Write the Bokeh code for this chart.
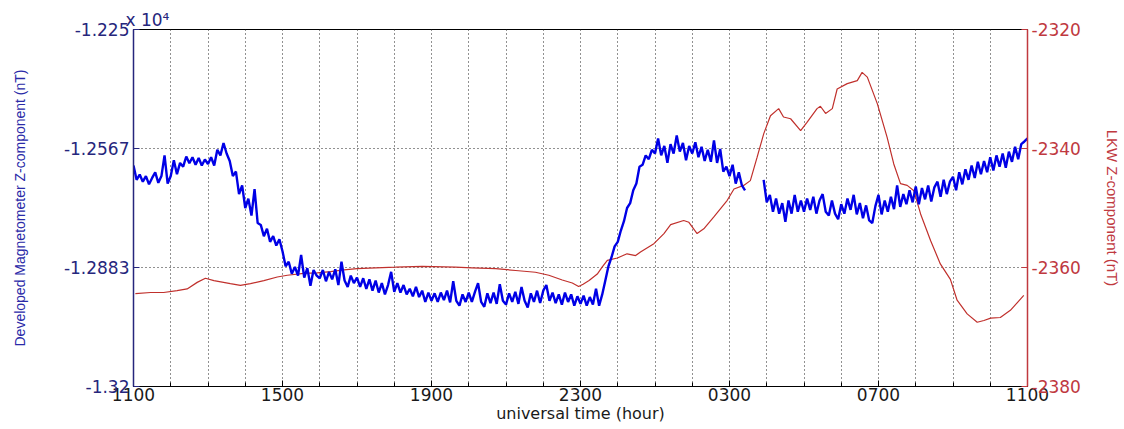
import numpy as np
from bokeh.plotting import figure
from bokeh.models import Range1d, LinearAxis, FixedTicker
from bokeh.embed import file_html
from bokeh.resources import INLINE

# ---- axis ticks and labels ----
hour_ticks = [0, 4, 8, 12, 16, 20, 24]
hour_labels = ["1100", "1500", "1900", "2300", "0300", "0700", "1100"]
left_ticks = [-13200, -12883.333, -12566.667, -12250]
left_labels = ["-1.32", "-1.2883", "-1.2567", "-1.225"]
right_ticks = [-2380, -2360, -2340, -2320]
right_labels = ["-2380", "-2360", "-2340", "-2320"]
left_exponent = "x 10\u2074"

# ---- developed magnetometer Z (nT), one sample every 5 minutes from 1100 UT ----
nan = np.nan
dev_z = [
    -12612, -12650, -12636, -12655, -12640, -12662, -12645, -12630, -12658, -12640, -12585, -12660,
    -12640, -12598, -12635, -12605, -12615, -12588, -12606, -12590, -12610, -12592, -12612, -12596,
    -12608, -12590, -12612, -12570, -12585, -12552, -12580, -12600, -12640, -12628, -12688, -12665,
    -12725, -12700, -12745, -12675, -12765, -12770, -12800, -12780, -12815, -12800, -12825, -12808,
    -12840, -12880, -12868, -12900, -12882, -12905, -12850, -12910, -12885, -12932, -12890, -12905,
    -12912, -12890, -12920, -12895, -12915, -12888, -12930, -12868, -12918, -12935, -12905, -12925,
    -12910, -12935, -12912, -12940, -12915, -12945, -12918, -12950, -12925, -12955, -12930, -12895,
    -12948, -12925, -12950, -12930, -12955, -12940, -12960, -12935, -12962, -12945, -12975, -12950,
    -12972, -12952, -12975, -12950, -12970, -12945, -12976, -12920, -12972, -12985, -12955, -12975,
    -12950, -12975, -12948, -12925, -12975, -12988, -12952, -12978, -12950, -12980, -12928, -12972,
    -12982, -12952, -12975, -12948, -12980, -12935, -12972, -12990, -12952, -12975, -12945, -12978,
    -12945, -12930, -12972, -12950, -12978, -12955, -12982, -12950, -12975, -12955, -12985, -12960,
    -12980, -12958, -12985, -12962, -12982, -12940, -12985, -12955, -12918, -12880, -12856, -12827,
    -12815, -12785, -12760, -12725, -12712, -12678, -12660, -12615, -12610, -12585, -12595, -12570,
    -12580, -12540, -12585, -12560, -12605, -12555, -12580, -12532, -12575, -12552, -12598, -12560,
    -12580, -12550, -12590, -12562, -12600, -12570, -12602, -12545, -12605, -12568, -12628, -12615,
    -12640, -12610, -12660, -12630, -12665, -12678, nan, nan, nan, nan, nan, -12650,
    -12710, -12690, -12735, -12700, -12740, -12712, -12762, -12705, -12740, -12690, -12735, -12705,
    -12735, -12700, -12730, -12695, -12740, -12705, -12688, -12735, -12745, -12705, -12740, -12755,
    -12715, -12740, -12700, -12730, -12690, -12742, -12712, -12752, -12718, -12758, -12765, -12720,
    -12690, -12742, -12705, -12735, -12695, -12728, -12665, -12722, -12688, -12715, -12678, -12710,
    -12668, -12715, -12672, -12702, -12665, -12708, -12670, -12655, -12695, -12650, -12688, -12655,
    -12642, -12678, -12630, -12662, -12622, -12650, -12612, -12645, -12602, -12635, -12600, -12630,
    -12590, -12625, -12585, -12615, -12580, -12618, -12575, -12602, -12562, -12595, -12555, -12548,
    -12540,
]
dev_hours = np.arange(len(dev_z)) * 5 / 60.0

# ---- LKW observatory Z (nT) ----
lkw_hours = [
    0.05, 0.46, 0.81, 1.17, 1.44, 1.71, 1.93, 2.16, 2.60, 2.87, 3.14, 3.50, 3.86, 4.13,
    4.57, 4.93, 5.29, 5.65, 6.00, 6.50, 7.03, 7.75, 8.64, 9.09, 9.72, 10.26, 10.79, 11.15,
    11.51, 11.78, 11.95, 12.07, 12.23, 12.45, 12.58, 12.72, 12.99, 13.25, 13.48, 13.61, 13.97,
    14.24, 14.42, 14.77, 14.91, 15.13, 15.31, 15.58, 15.94, 16.12, 16.38, 16.56, 16.74, 16.92,
    17.10, 17.32, 17.45, 17.64, 17.91, 18.08, 18.35, 18.44, 18.58, 18.76, 18.89, 19.16, 19.43,
    19.56, 19.70, 19.97, 20.23, 20.41, 20.59, 20.77, 20.95, 21.13, 21.40, 21.66, 21.93, 22.11,
    22.38, 22.65, 22.83, 23.01, 23.27, 23.54, 23.90,
]
lkw_z = [
    -2364.4, -2364.2, -2364.2, -2363.9, -2363.6, -2362.5, -2361.8, -2362.2, -2362.7, -2363.0,
    -2362.7, -2362.2, -2361.6, -2361.3, -2361.0, -2360.9, -2360.7, -2360.4, -2360.2, -2360.05,
    -2359.95, -2359.8, -2359.95, -2360.05, -2360.2, -2360.5, -2360.8, -2361.3, -2362.1, -2362.6,
    -2363.2, -2362.8, -2362.2, -2361.1, -2359.95, -2358.8, -2358.4, -2357.7, -2358.0, -2357.4,
    -2356.0, -2354.3, -2352.8, -2352.1, -2352.4, -2354.3, -2353.5, -2351.5, -2348.7, -2346.8,
    -2346.2, -2345.4, -2341.5, -2337.5, -2334.5, -2333.3, -2334.7, -2335.0, -2337.0, -2335.6,
    -2333.3, -2332.9, -2334.1, -2333.3, -2330.0, -2329.1, -2328.6, -2327.2, -2328.0, -2332.5,
    -2338.1, -2342.6, -2345.9, -2346.2, -2347.1, -2351.0, -2355.5, -2359.4, -2362.0, -2365.5,
    -2367.8, -2369.2, -2368.9, -2368.5, -2368.4, -2367.2, -2364.7,
]

BLUE_AX = "#26267c"
RED_AX = "#c0393f"
TICK_FONT = "DejaVu Sans"

p = figure(width=1124, height=429, output_backend="svg", toolbar_location=None,
           x_range=Range1d(0, 24), y_range=Range1d(-13200, -12250),
           min_border_left=133, min_border_right=97, min_border_top=29, min_border_bottom=43)
p.background_fill_color = "white"
p.border_fill_color = "white"
p.outline_line_color = "black"
p.outline_line_width = 1

# scale exponent of the left axis, shown above its top end
p.title.text = left_exponent
p.title.align = "left"
p.title.offset = -8
p.title.standoff = 0
p.title.text_font = TICK_FONT
p.title.text_font_size = "17px"
p.title.text_font_style = "normal"
p.title.text_color = BLUE_AX

# bottom time axis
xa = p.xaxis[0]
xa.ticker = FixedTicker(ticks=hour_ticks, minor_ticks=list(range(25)))
xa.major_label_overrides = dict(zip(hour_ticks, hour_labels))
xa.axis_label = "universal time (hour)"
xa.axis_label_text_font = TICK_FONT
xa.axis_label_text_font_size = "16px"
xa.axis_label_text_font_style = "normal"
xa.axis_label_text_color = "#1a1a1a"
xa.axis_label_standoff = 0
xa.major_label_text_font = TICK_FONT
xa.major_label_text_font_size = "17px"
xa.major_label_text_color = "#1a1a1a"
xa.major_label_standoff = 1
xa.axis_line_color = "black"
xa.major_tick_line_color = "black"
xa.minor_tick_line_color = "black"
xa.major_tick_in = 6
xa.major_tick_out = 0
xa.minor_tick_in = 4
xa.minor_tick_out = 0

# left axis: developed magnetometer
ya = p.yaxis[0]
ya.ticker = FixedTicker(ticks=left_ticks, minor_ticks=[])
ya.major_label_overrides = dict(zip(left_ticks, left_labels))
ya.axis_label = "Developed Magnetometer Z-component (nT)"
ya.axis_label_text_font = "Liberation Sans"
ya.axis_label_text_font_size = "14px"
ya.axis_label_text_font_style = "normal"
ya.axis_label_text_color = "#2a2aa8"
ya.axis_label_standoff = 33
ya.major_label_text_font = TICK_FONT
ya.major_label_text_font_size = "17px"
ya.major_label_text_color = BLUE_AX
ya.major_label_standoff = 4
ya.axis_line_color = BLUE_AX
ya.axis_line_width = 1.5
ya.major_tick_line_color = BLUE_AX
ya.major_tick_in = 6
ya.major_tick_out = 0
ya.minor_tick_line_color = None

# right axis: LKW observatory
p.extra_y_ranges = {"lkw": Range1d(-2380, -2320)}
ra = LinearAxis(y_range_name="lkw")
ra.ticker = FixedTicker(ticks=right_ticks, minor_ticks=[])
ra.major_label_overrides = dict(zip(right_ticks, right_labels))
ra.axis_label = "LKW Z-component (nT)"
ra.axis_label_text_font = "Liberation Sans"
ra.axis_label_text_font_size = "15px"
ra.axis_label_text_font_style = "normal"
ra.axis_label_text_color = RED_AX
ra.axis_label_standoff = 20
ra.major_label_text_font = TICK_FONT
ra.major_label_text_font_size = "17px"
ra.major_label_text_color = RED_AX
ra.major_label_standoff = 4
ra.axis_line_color = RED_AX
ra.axis_line_width = 1.5
ra.major_tick_line_color = RED_AX
ra.major_tick_in = 6
ra.major_tick_out = 0
ra.minor_tick_line_color = None
p.add_layout(ra, "right")

# dotted grid: every hour, and the two inner y levels
p.xgrid.ticker = FixedTicker(ticks=list(range(1, 24)))
p.xgrid.grid_line_color = "#222222"
p.xgrid.grid_line_dash = "1 3"
p.xgrid.grid_line_width = 1
p.ygrid.ticker = FixedTicker(ticks=left_ticks[1:3])
p.ygrid.grid_line_color = "#222222"
p.ygrid.grid_line_dash = "1 3"
p.ygrid.grid_line_width = 1

# data
p.line(lkw_hours, lkw_z, y_range_name="lkw", line_color="#c0302c", line_width=1.2)
p.line(dev_hours, dev_z, line_color="#0000e6", line_width=2.4)

open("out.html", "w").write(file_html(p, INLINE))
□ □ □ □ □
▶ Short task
Restate exactly, please, only the lines between the start of the data and the line containing "from bokeh.resources import INLINE", both ends included, skipping the pictures.

▶ Complete answer
Write the Bokeh code for this chart.
import numpy as np
from bokeh.plotting import figure
from bokeh.models import Range1d, LinearAxis, FixedTicker
from bokeh.embed import file_html
from bokeh.resources import INLINE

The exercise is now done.